POÉTICA
E METAFÍSICA DO POENTE
Por
dentro do fruto a chuva, antologia poética do português Nuno Júdice,
voz entre as mais altas e originais da literatura portuguesa contemporânea,
dá-nos uma amostra de como o poeta combate a sua silenciosa e quotidiana
luta contra o indizível da poesia. Porque para o autor a poesia é o mistério,
a revelação do absoluto que ele tenta, a todo custo, plasmar nas formas
que a língua lhe pôs à disposição. É o incomensurável que ele
procura domesticar na convivência pertinaz de cada momento. (...)
Cada
poema não é que um fragmento de um todo muito mais vasto e intricado,
pois a sua “essência reside no fragmento de um absoluto / que algum
deus levou consigo” (“Metafísica”). Por isso, pela impossibilidade
de capturar o esconso desta substância fluida, Nuno Júdice não despreza
o recurso ao inconsciente, ao sonho, à bruma, às manhãs de outono e
inverno, às atmosferas em que onírico é colhido de forma profusa,
impetuosa e barroca e em que os vocábulos se associam de modo
aparentemente caótico, arrastando o puro e o impuro da memória.

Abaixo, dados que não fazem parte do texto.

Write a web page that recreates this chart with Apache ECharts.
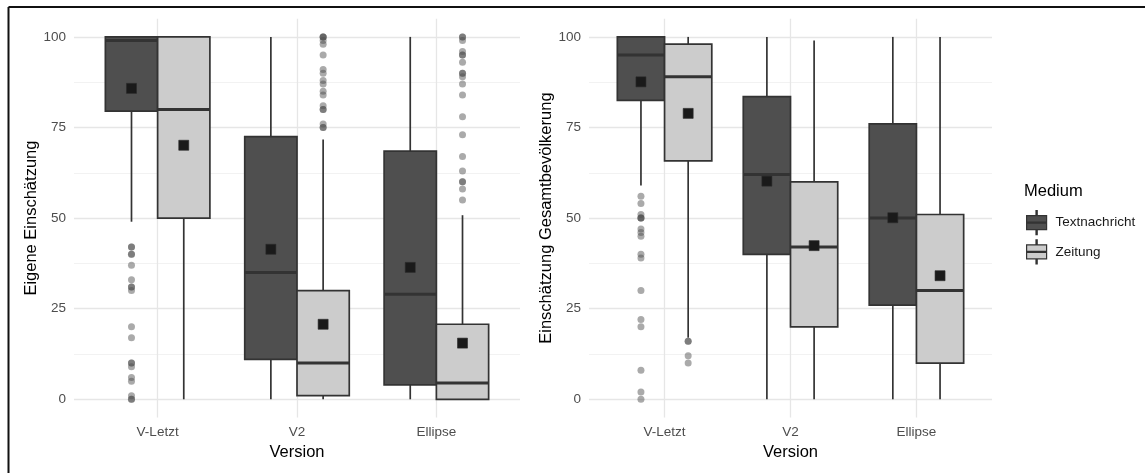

Há uma procura do senso íntimo e visceral de cada instante e de cada
elemento, principalmente no seio da natureza, freqüentemente revisitada
pelo poeta. (...)
Celebrar
o imanente e captar o subjacente secreto, o respirar manso do mundo em
mutação, é o seu intento. Daí a freqüência nos versos das atmosferas
chuvosas, que impregnam a terra, contaminam o inerte, criam um tempo de
passagem e de elo entre o sólido e o líquido, a matéria e o movimento
voraz da vida que se perpetua. Essa mesma contaminação leva para dentro
do poema as coisas e pessoas concretas da existência e para fora essas
mesmas coisas e pessoas transfiguradas, menos contingentes e precárias,
mais vivas do que na própria vida. (...)
Supérfluo
é ir buscar em Nuno Júdice a luz solar mediterrânea de uma Sophia de
Mello Breyner ou de um Eugênio de Andrade. A luz que lambe seus versos é
enevoada, luz nórdica difusa, que ilumina em lusco-fusco, sem revelar
totalmente, mas sem ofuscar com a sua intensidade. A noite, com sua
umidade de ventre e seus rumores indistintos parece revelar mais do que o
dia distinto e racional. Até mesmo uma cidade luzente como Lisboa mostra
uma faceta inusitada de si, se vista sob a névoa do inverno: “em Lisboa,
/ no inverno, há quem sofra com a solidão que / desce com a tarde”
(“Um inverno em Lisboa”). (...)
O
surpreendente neste poeta é que, embora sua poesia pareça debruçada
sobre si mesma, sem historicidade e sem ambição de projetar-se ativa e
incisivamente na realidade, na verdade para Nuno Júdice a poesia tem função
altamente humanizadora, de pesquisa e conhecimento da nossa essência mais
íntima, é atividade cognitiva por excelência e dela não prescindimos.